Former HPD worker pleads guilty, took bribes

After pleading guilty to all charges, Joba Cortorreal is likely to spend some time in jail. Cortorreal, a former employee of Housing, Preservation and Development was charged back in July of 2008 with selling, for personal cash, Section 8 housing vouchers to families in need. Cortorreal charged 16 families of tenants over $5,000 each for a voucher they were legally entitled to get — essentially the equivalent of demanding a bribe.

It all started in 2005 when, according to Department of Investigation commissioner Rose Gill Hearn, the city received an anonymous tip that someone living in Section 8 housing had paid a bribe to get their apartment.

Two years later, Cortorreal, now 39, has been convicted, following a guilty plea she gave in Bronx county court on Thursday, August 5. The charges were 26 counts of 3rd degree bribe receiving, which is a class D felony, and one count of 1st degree falsifying of business records, an E-class felony. Cortorreal was accepting bribes for nearly three years; her crimes took place between June 1, 2003 and August 1, 2006.
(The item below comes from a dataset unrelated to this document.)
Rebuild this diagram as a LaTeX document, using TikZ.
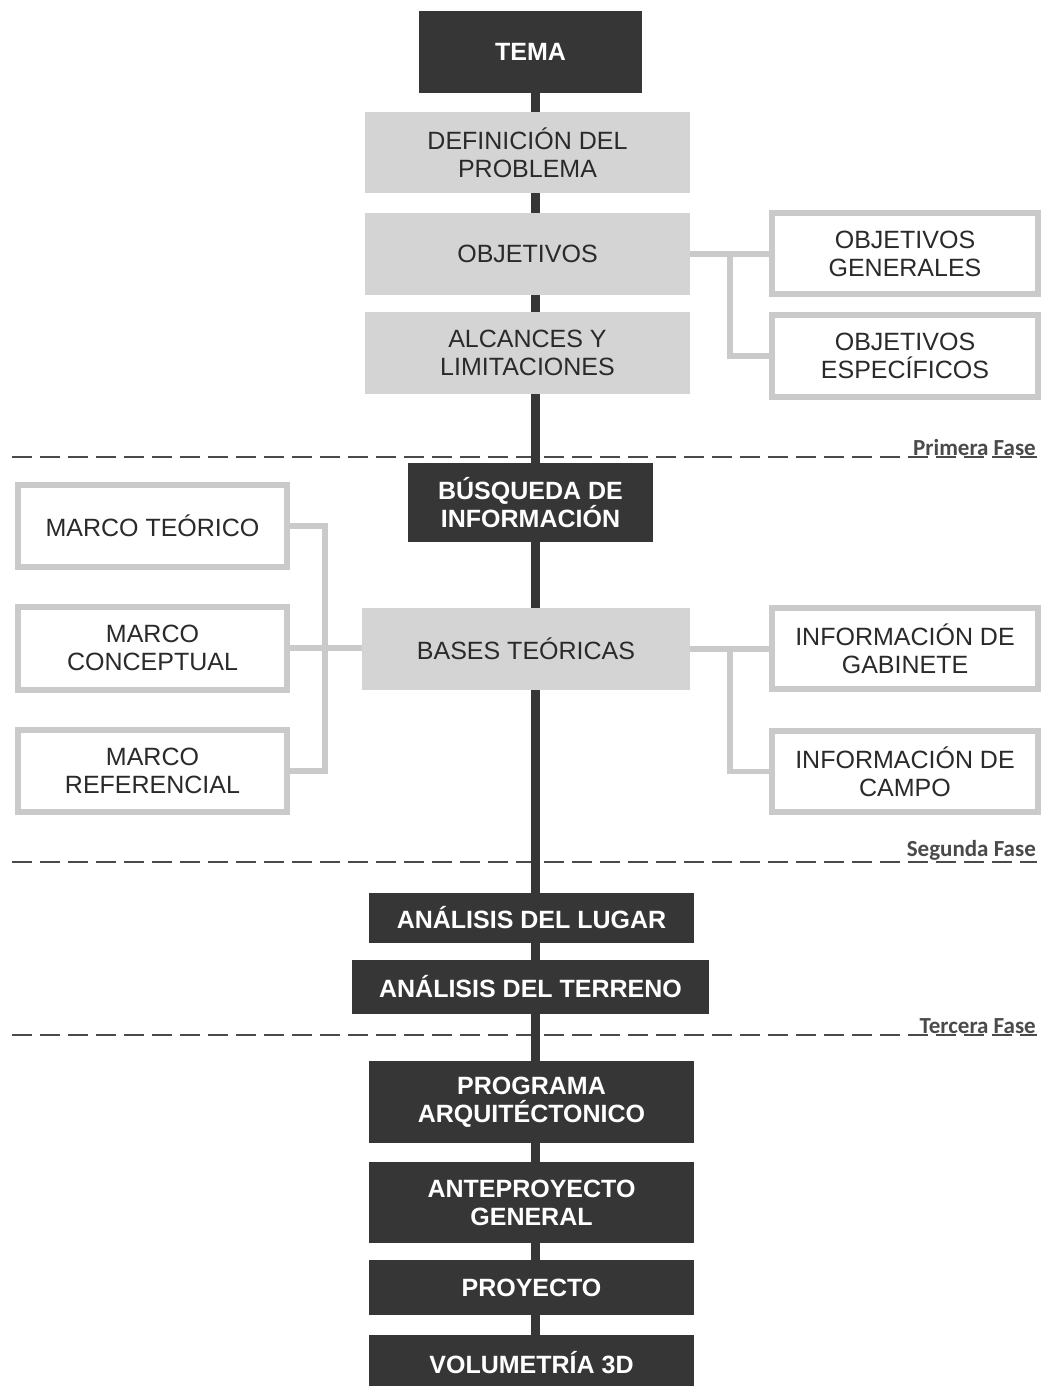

Official sentencing is set to take place October 6, but under the terms of her guilty plea, she will likely be sentenced to concurrent terms of up to five years for the bribes and up to three for falsifying documents.

Officials said at the time of her initial arrest in 2008 that for her yearly salary of $35,759 Cortorreal’s work at the HPD offices in Manhattan included handling applications for the Section 8 vouchers and issuing those vouchers to qualifying families. She was fired in October 2006.

The 16 people who paid for the vouchers have also been charged with bribery. In addition, two associates of Ms. Cortorreal’s who did not work for the city were charged with receiving bribes for referring customers to her and sharing in the bribes.

In her guilty plea, Cortorreal admitted to “acting in concert” with others in soliciting the bribes. The co-defendants, Damaris and Arelis Peralta, both of Stamford, Conn., also pled guilty to the scheme and await sentencing. Those who paid the bribes have all pled guilty as well, save for one person, and they will be charged and sentenced soon for paying the bribes.

According to a release from the office of Bronx District Attorney Robert Johnson, “Once the bribes were paid, Joba altered computerized records of applicants on the waiting list for Section 8 housing. The names of those who paid the bribes were substituted for the names of others who had filled out the required paperwork… People who paid bribes were then placed in Section 8 housing based on eligibility information that belonged to someone else.”

In a statement on Thursday, Aug 5, DOI commissioner Hearn railed that Cortorreal “abused her supervisory position” and that her corruption “created a black market… and meant that precious dollars were siphoned from needy and eligible individuals.”